Vandenberg also serves as an underwater classroom for the Florida Keys Community College and as a platform for reef monitoring research according to the Florida Keys National Marine Sanctuary Management Plan. Marine life began colonizing quickly and the vessel is now home to pelagic and reef fish. Everything from Goliath Grouper down below and Marlin and Sailfish on upper levels make Vandenberg home, not to mention innumerable varieties of other marine flora and fauna. One of the most important roles is that she serves to relieve pressure from surrounding natural reefs to draw activity away from those sensitive formations.

In her final role, the General Hoyt S. Vandenberg rests on a site to be enjoyed, to educate, and to remind us of those who worked on this ship in our country’s service over so many years.

Happily, we pulled anchor and along with so many other tiny vessels dotting the area, headed back to Key West. Having skipped breakfast, we headed towards one of the local restaurants on the water. Others had the same idea so we all companionably rafted up. Sharing seating with a couple of Key Westers ,we enjoyed the stories of all the preparation we were not witness to and the spontaneous, if brief, mutual bond of having been seven miles out watching history unfold.

USNS Gen. Hoyt S. Vandenberg on her scuttle day May 27, 2009



Vandenberg_Scuttle3240 -s



Read More: For a complete historical outline of this remarkable vessel, visit this link!

Big Shipwrecks

Sink the Vandenberg by Valeo Films

Video of Vandenberg Sinking-Daily Motion

Vandenberg Sinking Video-Vimeo

Diving the Vandenberg-Vimeo

As Ever,


~ by Judy on October 5, 2013.

6 Responses to “The Sinking of the Gen Hoyt S. Vandenberg”

  1. I’d heard of this, but not seen any pictures. Thanks!

    • Click on the links..second from the bottom is a good one of the sinking up close!! For me it was about being part of it and getting to be a witness to such a fun thing.

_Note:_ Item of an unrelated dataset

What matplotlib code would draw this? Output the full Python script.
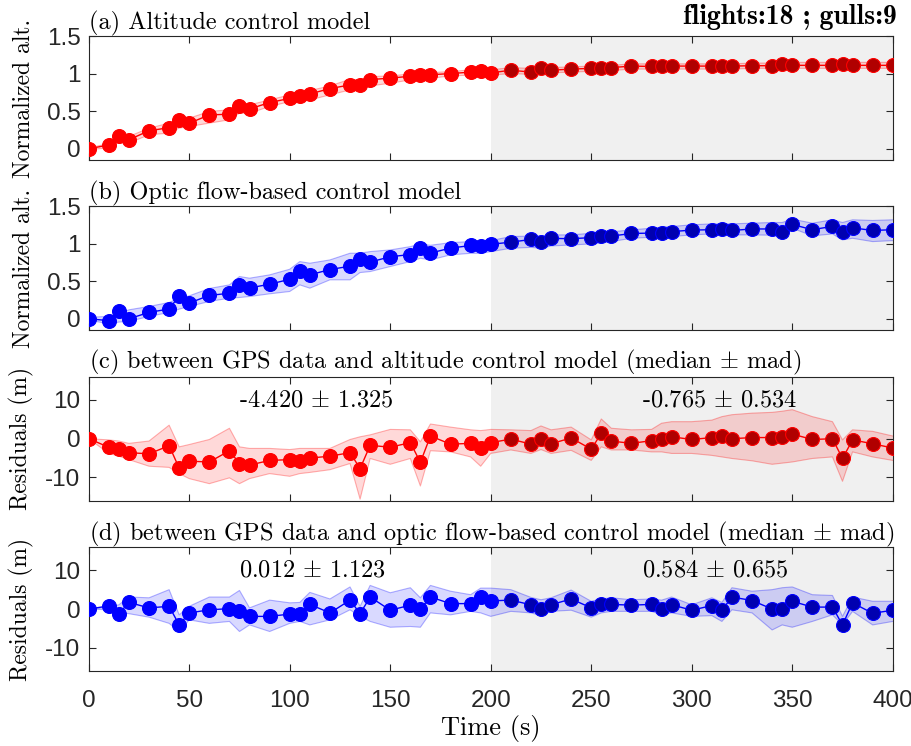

  2. Interesting that you mention the importance to you of being part of the event. As I was reading, I was thinking of the various kinds of camaraderie experienced through all this – from the military personnel who served aboard, to the folks responsible for a safe scuttling, to all of the observers and breakfast eaters!

    It’s a great series of photos. I hadn’t heard of it – now I’m looking forward to looking through the other links. Thanks!

    • Sometimes it really is about the shared experience. I remember the morning as having a bright haze, which is why we tried to move further over so the sun would be more behind me, and I’d love the photos to have been better. Yet, I felt happy with all of it because even with the pictures, only so many people were there to take any so I feel they are a somewhat limited commodity. We were there! That’s more than good enough! On the videos of the sinking you will definitely see some happy folks and camaraderie among the guys responsible for a safe and perfect descent.

  3. Such an interesting story conveyed in words and picture. I have to admit I like Gen Hoyt S. Vandenberg’s present assignment better than what it used to do. Must be fun to dive in and around it. A very nice series of photos telling the last minutes of Gen Hoyt S. Vandenberg above the water’s surface.

    • My abject apologies for not seeing and responding to this sooner!! Yeah, I like the present assignment much better too and by now many divers and sportsmen and science sorts, have visited the ship in her new watery domain! I still have to smile at the thought of the Russian lettering from a movie being the last to grace the vessel. It is a good memory having been there to watch the scene unfold.